* **WHAT THE TASK REQUIRES**: Restate, exactly and without pictures, the lines from the start of the listing below through the line holding "78.2, 78.0, 75.2]".

Charts and diagrams as code:
--- START ---

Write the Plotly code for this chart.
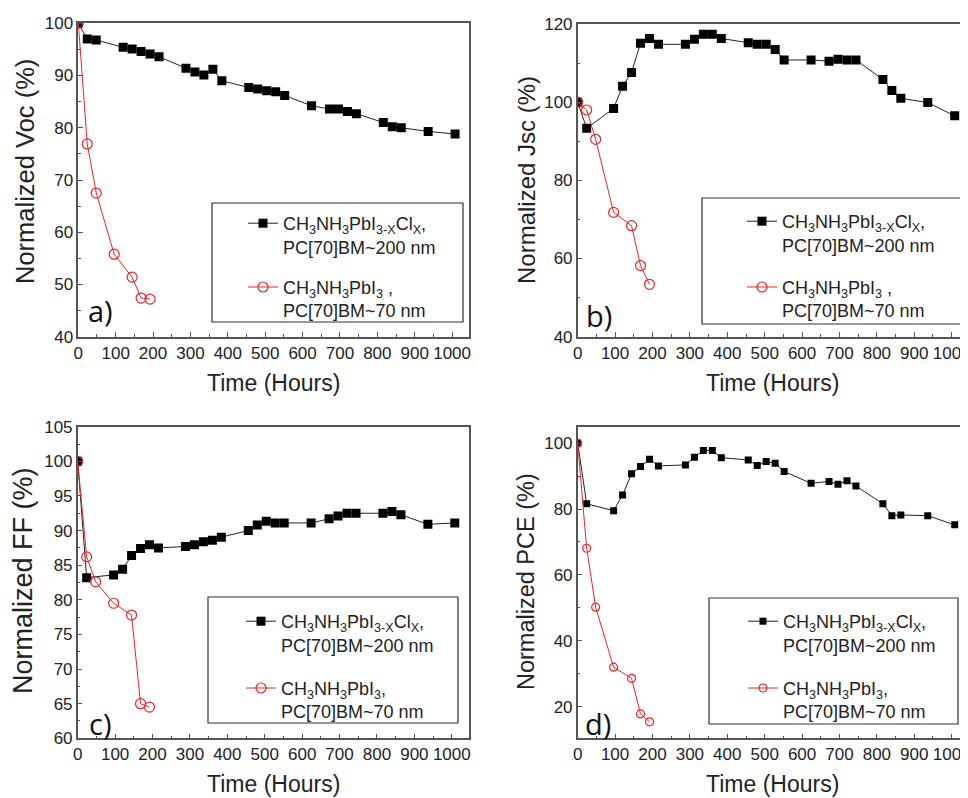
import plotly.graph_objects as go

# ---------------- data ----------------
t_blk_a = [0, 24, 48, 120, 144, 168, 192, 216, 288, 312, 336, 360, 384, 456, 480, 504, 528, 552,
           624, 672, 696, 720, 744, 816, 840, 864, 936, 1008]
voc_blk = [100, 97.0, 96.8, 95.4, 95.1, 94.6, 94.1, 93.6, 91.4, 90.7, 90.1, 91.2, 89.0, 87.7, 87.4,
           87.1, 86.9, 86.2, 84.2, 83.6, 83.6, 83.1, 82.7, 81.0, 80.2, 80.0, 79.3, 78.8]

t_blk = [0, 24, 96, 120, 144, 168, 192, 216, 288, 312, 336, 360, 384, 456, 480, 504, 528, 552,
         624, 672, 696, 720, 744, 816, 840, 864, 936, 1008]
jsc_blk = [100, 93.3, 98.4, 104.1, 107.6, 115.1, 116.3, 114.8, 114.8, 116.1, 117.4, 117.4, 116.3,
           115.2, 114.8, 114.8, 113.5, 110.8, 110.8, 110.5, 111.0, 110.8, 110.8, 105.8, 103.0,
           101.0, 99.9, 96.5]
ff_blk = [100, 83.2, 83.6, 84.4, 86.4, 87.4, 87.95, 87.5, 87.7, 87.95, 88.4, 88.6, 89.05, 90.0,
          90.8, 91.35, 91.1, 91.1, 91.1, 91.7, 92.1, 92.5, 92.5, 92.5, 92.75, 92.3, 90.9, 91.1]
pce_blk = [100, 81.6, 79.5, 84.3, 90.7, 92.9, 95.1, 93.1, 93.4, 95.7, 97.8, 97.8, 95.6, 94.9,
           93.2, 94.4, 93.9, 91.4, 87.8, 88.4, 87.5, 88.6, 87.0, 81.6, 78.0, 78.2, 78.0, 75.2]

t_red = [0, 24, 48, 96, 144, 168, 192]
voc_red = [100, 76.9, 67.5, 55.8, 51.4, 47.4, 47.2]
jsc_red = [100, 98.0, 90.5, 71.8, 68.4, 58.2, 53.4]
ff_red = [100, 86.2, 82.6, 79.5, 77.8, 65.0, 64.5]
pce_red = [100, 68.1, 50.2, 32.0, 28.6, 17.8, 15.4]

name_blk = "CH<sub>3</sub>NH<sub>3</sub>PbI<sub>3-X</sub>Cl<sub>X</sub>,<br>PC[70]BM~200 nm"
name_red_ab = "CH<sub>3</sub>NH<sub>3</sub>PbI<sub>3</sub> ,<br>PC[70]BM~70 nm"
name_red_cd = "CH<sub>3</sub>NH<sub>3</sub>PbI<sub>3</sub>,<br>PC[70]BM~70 nm"

y_titles = ["Normalized Voc (%)", "Normalized Jsc (%)", "Normalized FF (%)", "Normalized PCE (%)"]
panel_tags = ["a)", "b)", "c)", "d)"]
x_title = "Time (Hours)"

# ---------------- layout helpers ----------------
# The page body has an 8 px default margin, so the figure is drawn 8 px smaller
# and all reference pixel positions are shifted by that offset.
OFF = 8
W, H = 968 - OFF, 798 - OFF
FONT = "Liberation Sans, Arial, sans-serif"
BLK = "#000000"
LINE_BLK = "#222222"
RED = "#e8262b"


def px_x(p):
    return (p - OFF) / W


def px_y(p):
    return 1 - (p - OFF) / H


panels = [
    dict(xd=(78.3, 469.3), yd=(23.3, 336.7), xr=(0, 1046), yr=(40, 100), dt=10, mdt=5, ms=9, rs=10, tfs=25.5),
    dict(xd=(577.7, 968), yd=(24, 336.7), xr=(0, 1043.6), yr=(40, 120), dt=20, mdt=10, ms=9, rs=10, tfs=24),
    dict(xd=(77.7, 469.0), yd=(426.7, 738.3), xr=(0, 1046), yr=(60, 105), dt=5, mdt=2.5, ms=9, rs=10, tfs=27),
    dict(xd=(577.7, 968), yd=(426.7, 738.3), xr=(0, 1043.6), yr=(10.4, 105), dt=20, mdt=10, ms=7, rs=8, tfs=23.5),
]

blk_sets = [(t_blk_a, voc_blk), (t_blk, jsc_blk), (t_blk, ff_blk), (t_blk, pce_blk)]
red_sets = [(t_red, voc_red), (t_red, jsc_red), (t_red, ff_red), (t_red, pce_red)]
name_red_list = [name_red_ab, name_red_ab, name_red_cd, name_red_cd]

leg_boxes = [
    (212, 203, 463, 322),
    (702, 198, 961, 324),
    (208, 597, 458, 723),
    (709, 598, 958, 724),
]
leg_pos = [(243, 205), (742, 203), (241, 603), (743, 603)]
leg_gap = [14, 16, 17, 17]
tag_pos = [(86, 310), (584, 315), (87, 723), (583, 723)]
ytitle_pos = [(25, 172), (526, 180), (23, 581), (526, 582)]

fig = go.Figure()
shapes = []
annotations = []

for i, p in enumerate(panels):
    ax = "" if i == 0 else str(i + 1)
    xa, ya = "x" + ax, "y" + ax
    lg = "legend" if i == 0 else "legend" + str(i + 1)
    tb, vb = blk_sets[i]
    tr, vr = red_sets[i]
    fig.add_trace(go.Scatter(
        x=tb, y=vb, mode="lines+markers", name=name_blk, xaxis=xa, yaxis=ya, legend=lg,
        legendgroup="b" + str(i),
        line=dict(color=LINE_BLK, width=1),
        marker=dict(symbol="square", size=p["ms"], color=BLK, line=dict(width=0))))
    fig.add_trace(go.Scatter(
        x=tr, y=vr, mode="lines+markers", name=name_red_list[i], xaxis=xa, yaxis=ya, legend=lg,
        legendgroup="r" + str(i),
        line=dict(color=RED, width=1),
        marker=dict(symbol="circle-open", size=p["rs"], color=RED, line=dict(width=1.2, color=RED))))

    axis_common = dict(showgrid=False, zeroline=False, showline=True, linecolor="#555555",
                       linewidth=1.5, mirror=True, ticks="inside", ticklen=5, tickwidth=1,
                       tickcolor="#555555", automargin=False, ticklabeloverflow="allow",
                       tickfont=dict(family=FONT, size=17, color="#222222"))
    xaxis = dict(domain=[px_x(p["xd"][0]), min(1.0, px_x(p["xd"][1]))], range=list(p["xr"]),
                 tick0=0, dtick=100, anchor=ya,
                 minor=dict(ticks="inside", ticklen=3, dtick=50, tick0=0, tickcolor="#555555"),
                 **axis_common)
    yaxis = dict(domain=[px_y(p["yd"][1]), px_y(p["yd"][0])], range=list(p["yr"]),
                 tick0=0, dtick=p["dt"], anchor=xa,
                 minor=dict(ticks="inside", ticklen=3, dtick=p["mdt"], tick0=0, tickcolor="#555555"),
                 **axis_common)
    fig.update_layout(**{"xaxis" + ax: xaxis, "yaxis" + ax: yaxis})

    lx, ly = leg_pos[i]
    fig.update_layout(**{lg: dict(
        x=px_x(lx), y=px_y(ly), xanchor="left", yanchor="top", xref="paper", yref="paper",
        bgcolor="rgba(255,255,255,0)", borderwidth=0, valign="top",
        traceorder="grouped", tracegroupgap=leg_gap[i],
        font=dict(family=FONT, size=18, color="#222222"))})

    bx0, by0, bx1, by1 = leg_boxes[i]
    shapes.append(dict(type="rect", xref="paper", yref="paper",
                       x0=px_x(bx0), x1=px_x(bx1), y0=px_y(by1), y1=px_y(by0),
                       line=dict(color="#333333", width=1.2), fillcolor="rgba(0,0,0,0)"))

    cx = (p["xd"][0] + p["xd"][1]) / 2
    if i % 2 == 1:
        cx = (577.7 + 577.7 + 390.3) / 2
    annotations.append(dict(text=x_title, xref="paper", yref="paper", x=px_x(cx),
                            y=px_y(p["yd"][1] + 46), xanchor="center", yanchor="middle",
                            showarrow=False, font=dict(family=FONT, size=23, color="#222222")))
    ycx, ycy = ytitle_pos[i]
    annotations.append(dict(text=y_titles[i], xref="paper", yref="paper", x=px_x(ycx),
                            y=px_y(ycy), xanchor="center", yanchor="middle", textangle=-90,
                            showarrow=False,
                            font=dict(family=FONT, size=p["tfs"], color="#222222")))
    tx, ty = tag_pos[i]
    annotations.append(dict(text=panel_tags[i], xref="paper", yref="paper", x=px_x(tx),
                            y=px_y(ty), xanchor="left", yanchor="middle", showarrow=False,
                            font=dict(family="Open Sans, Noto Sans, sans-serif", size=29,
                                      color="#111111")))

fig.update_layout(width=W, height=H, margin=dict(l=0, r=0, t=0, b=0, autoexpand=False),
                  paper_bgcolor="white", plot_bgcolor="white",
                  shapes=shapes, annotations=annotations, showlegend=True)

fig.write_html("out.html")
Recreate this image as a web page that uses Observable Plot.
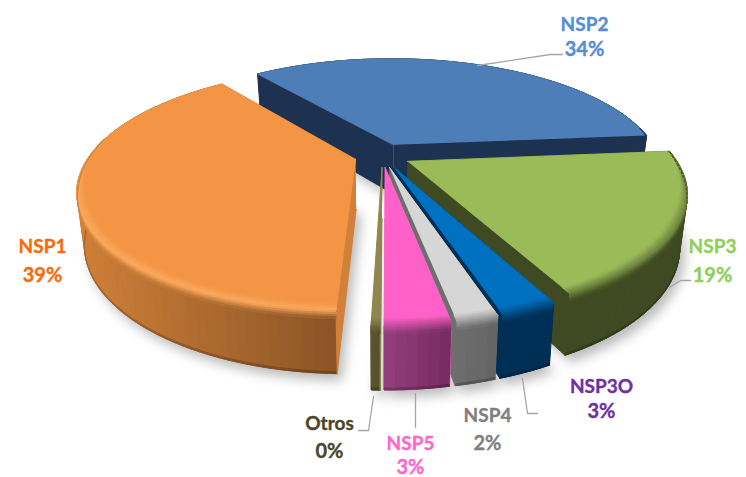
<!DOCTYPE html>
<html><head><meta charset="utf-8">
<style>html,body{margin:0;padding:0;background:#fff}svg{display:block}</style>
<script src="https://cdn.jsdelivr.net/npm/d3@7"></script>
<script src="https://cdn.jsdelivr.net/npm/@observablehq/plot@0.6"></script>
</head><body><div id="chart"></div>
<script>
const names   = ["NSP1","NSP2","NSP3","NSP3O","NSP4","NSP5","Otros"];
const percent = [39,34,19,3,2,3,0];
const shares  = [39,34.1,19.05,2.6,1.9,2.95,0.4];

const topColors  = ["#f39545","#4d7eb8","#9bbb59","#0070c0","#d6d6d6","#ff61c9","#8f8750"];
const rimColors  = ["#fbaa5e",null,null,null,null,null,null];
const sideFrom   = ["#d08038","#1d3150","#3f4a22","#002f55","#6e6e6e","#93407e","#5b552f"];
const sideTo     = ["#8a5426","#1d3150","#3f4a22","#002f55","#646464","#762a60","#55502c"];
const faceColors = ["#d08038","#1d3150","#3f4a22","#002f55","#6e6e6e","#ff61c9","#8f8750"];
const textColors = ["#fa6a0a","#558ed5","#8ed05a","#7030a0","#7f7f7f","#ff66cc","#494529"];
const paintOrder = ["NSP2","NSP1","NSP3","NSP3O","NSP4","NSP5","Otros"];

// camera of the 3-D pie
const cx=382, cy=155, R=266, Rk=112, P=0.246, H=50, shrink=0.025, explode=0.106;
const startAngle = 181.7*Math.PI/180;

const project=(u,v,t=0)=>{const s=1/(1-P*v),b=1-shrink*t;return {x:cx+R*u*s*b,y:cy+Rk*v*s*b+H*t*s};};
const arcs=d3.pie().sort(null).startAngle(startAngle).endAngle(startAngle+2*Math.PI)(shares);

let id=0; const rows=[], shadow=[];
const poly=(pts,c,store=rows)=>{id++;for(const p of pts)store.push({id,x:p.x,y:p.y,c});};
const clamp=x=>Math.max(0,Math.min(1,x));

for(const name of paintOrder){
  const i=names.indexOf(name), a=arcs[i];
  const mid=(a.startAngle+a.endAngle)/2, ox=explode*Math.sin(mid), oy=-explode*Math.cos(mid);
  const n=Math.max(4,Math.ceil((a.endAngle-a.startAngle)*30));
  const angs=d3.range(n+1).map(k=>a.startAngle+(a.endAngle-a.startAngle)*k/n);
  const P3=(ang,r,t)=>project(ox+r*Math.sin(ang),oy-r*Math.cos(ang),t);
  const apex=t=>project(ox,oy,t);

  // ground shadow
  poly([apex(1),...angs.map(g=>P3(g,1,1))].map(p=>({x:p.x+5,y:p.y+7})),"#8c8c8c",shadow);

  // which cut faces look towards the camera
  const camU=-ox, camV=1/P-oy;
  const face=g=>poly([apex(0),P3(g,1,0),P3(g,1,1),apex(1)],faceColors[i]);
  const startSeen=-(Math.cos(a.startAngle)*camU+Math.sin(a.startAngle)*camV)>0;
  const endSeen=(Math.cos(a.endAngle)*camU+Math.sin(a.endAngle)*camV)>0;
  if(!startSeen) face(a.startAngle);
  if(!endSeen) face(a.endAngle);

  // outer wall, shaded column by column
  const xs=angs.map(g=>P3(g,1,.5).x), x0=d3.min(xs), x1=d3.max(xs);
  const shade=x=>d3.interpolateRgb(sideFrom[i],sideTo[i])(x1>x0?(x-x0)/(x1-x0):0);
  poly([...angs.map(g=>P3(g,1,0)),...angs.slice().reverse().map(g=>P3(g,1,1))],shade((x0+x1)/2));
  for(let k=0;k<n;k++){
    const g0=angs[k],g1=angs[k+1],col=shade((P3(g0,1,.5).x+P3(g1,1,.5).x)/2);
    poly([P3(g0,1,0),P3(g1,1,0),P3(g1,1,.97),P3(g0,1,.97)],col);
    poly([P3(g0,1,.97),P3(g1,1,.97),P3(g1,1,1),P3(g0,1,1)],d3.interpolateRgb(col,"#000")(.2));
  }
  if(startSeen) face(a.startAngle);
  if(endSeen) face(a.endAngle);

  // top face
  poly([apex(0),...angs.map(g=>P3(g,1,0))],topColors[i]);

  // rounded edge between top face and wall; fades out towards the back
  const rim=rimColors[i], steps=8;
  const weight=g=>clamp((-Math.cos(g)+.15)/.6);
  const edge=(g,s)=>{const w=weight(g);return s<.5?P3(g,1-.035*w*(1-s/.5),0):P3(g,1,.13*w*(s-.5)/.5);};
  for(let k=0;k<n;k++){
    const g0=angs[k],g1=angs[k+1],gm=(g0+g1)/2,col=shade((P3(g0,1,.5).x+P3(g1,1,.5).x)/2);
    if(weight(gm)<=0&&weight(g0)<=0&&weight(g1)<=0) continue;
    for(let j=0;j<steps;j++){
      const s0=j/steps,s1=(j+1)/steps,f=(j+.5)/steps;
      const c=rim
        ?(f<.5?d3.interpolateRgb(topColors[i],rim)(f*2):d3.interpolateRgb(rim,col)((f-.5)*2))
        :d3.interpolateRgb(topColors[i],col)(f);
      poly([edge(g0,s0),edge(g1,s0),edge(g1,s1),edge(g0,s1)],c);
    }
  }
}

// annotation layout (page pixels)
const labelSpots={NSP1:[42,246,275],NSP2:[584,24,49],NSP3:[712,246,275],NSP3O:[601,386,411],NSP4:[487,415,443],NSP5:[410,443,467],Otros:[329,423,451]};
const leaders={NSP2:[[477,65],[550,54],[562,54]],NSP3:[[669,287],[680,280],[690,280]],NSP3O:[[522,378],[527,413],[537,413]],NSP5:[[415,393],[415,427]],Otros:[[373,396],[368,430],[358,430]]};
const leaderRows=Object.entries(leaders).flatMap(([k,pts])=>pts.map(p=>({k,x:p[0],y:p[1]})));
const labelRows=names.map((n,i)=>({t:n,x:labelSpots[n][0],y:labelSpots[n][1],c:textColors[i]}));
const valueRows=names.map((n,i)=>({t:percent[i]+"%",x:labelSpots[n][0],y:labelSpots[n][2],c:textColors[i]}));

const chart=Plot.plot({
  width:746,height:477,margin:0,
  x:{domain:[0,746],range:[0,746],axis:null},
  y:{domain:[0,477],range:[0,477],axis:null},
  color:{type:"identity"},
  style:{background:"#fff"},
  marks:[
    Plot.line(shadow,{x:"x",y:"y",z:"id",fill:"c",stroke:"none",fillOpacity:.6,imageFilter:"blur(6px)"}),
    Plot.line(rows,{x:"x",y:"y",z:"id",fill:"c",stroke:"c",strokeWidth:.9}),
    Plot.line(leaderRows,{x:"x",y:"y",z:"k",stroke:"#a6a6a6",strokeWidth:1.3}),
    Plot.text(labelRows,{x:"x",y:"y",text:"t",fill:"c",stroke:"c",strokeWidth:.35,fontFamily:"Lato",fontWeight:700,fontSize:19,textAnchor:"middle"}),
    Plot.text(valueRows,{x:"x",y:"y",text:"t",fill:"c",stroke:"c",strokeWidth:.35,fontFamily:"Lato",fontWeight:700,fontSize:20,textAnchor:"middle"})
  ]
});
document.getElementById("chart").append(chart);
</script></body></html>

--- END ---

* **EXPECTED ANSWER**:
Write the Plotly code for this chart.
import plotly.graph_objects as go

# ---------------- data ----------------
t_blk_a = [0, 24, 48, 120, 144, 168, 192, 216, 288, 312, 336, 360, 384, 456, 480, 504, 528, 552,
           624, 672, 696, 720, 744, 816, 840, 864, 936, 1008]
voc_blk = [100, 97.0, 96.8, 95.4, 95.1, 94.6, 94.1, 93.6, 91.4, 90.7, 90.1, 91.2, 89.0, 87.7, 87.4,
           87.1, 86.9, 86.2, 84.2, 83.6, 83.6, 83.1, 82.7, 81.0, 80.2, 80.0, 79.3, 78.8]

t_blk = [0, 24, 96, 120, 144, 168, 192, 216, 288, 312, 336, 360, 384, 456, 480, 504, 528, 552,
         624, 672, 696, 720, 744, 816, 840, 864, 936, 1008]
jsc_blk = [100, 93.3, 98.4, 104.1, 107.6, 115.1, 116.3, 114.8, 114.8, 116.1, 117.4, 117.4, 116.3,
           115.2, 114.8, 114.8, 113.5, 110.8, 110.8, 110.5, 111.0, 110.8, 110.8, 105.8, 103.0,
           101.0, 99.9, 96.5]
ff_blk = [100, 83.2, 83.6, 84.4, 86.4, 87.4, 87.95, 87.5, 87.7, 87.95, 88.4, 88.6, 89.05, 90.0,
          90.8, 91.35, 91.1, 91.1, 91.1, 91.7, 92.1, 92.5, 92.5, 92.5, 92.75, 92.3, 90.9, 91.1]
pce_blk = [100, 81.6, 79.5, 84.3, 90.7, 92.9, 95.1, 93.1, 93.4, 95.7, 97.8, 97.8, 95.6, 94.9,
           93.2, 94.4, 93.9, 91.4, 87.8, 88.4, 87.5, 88.6, 87.0, 81.6, 78.0, 78.2, 78.0, 75.2]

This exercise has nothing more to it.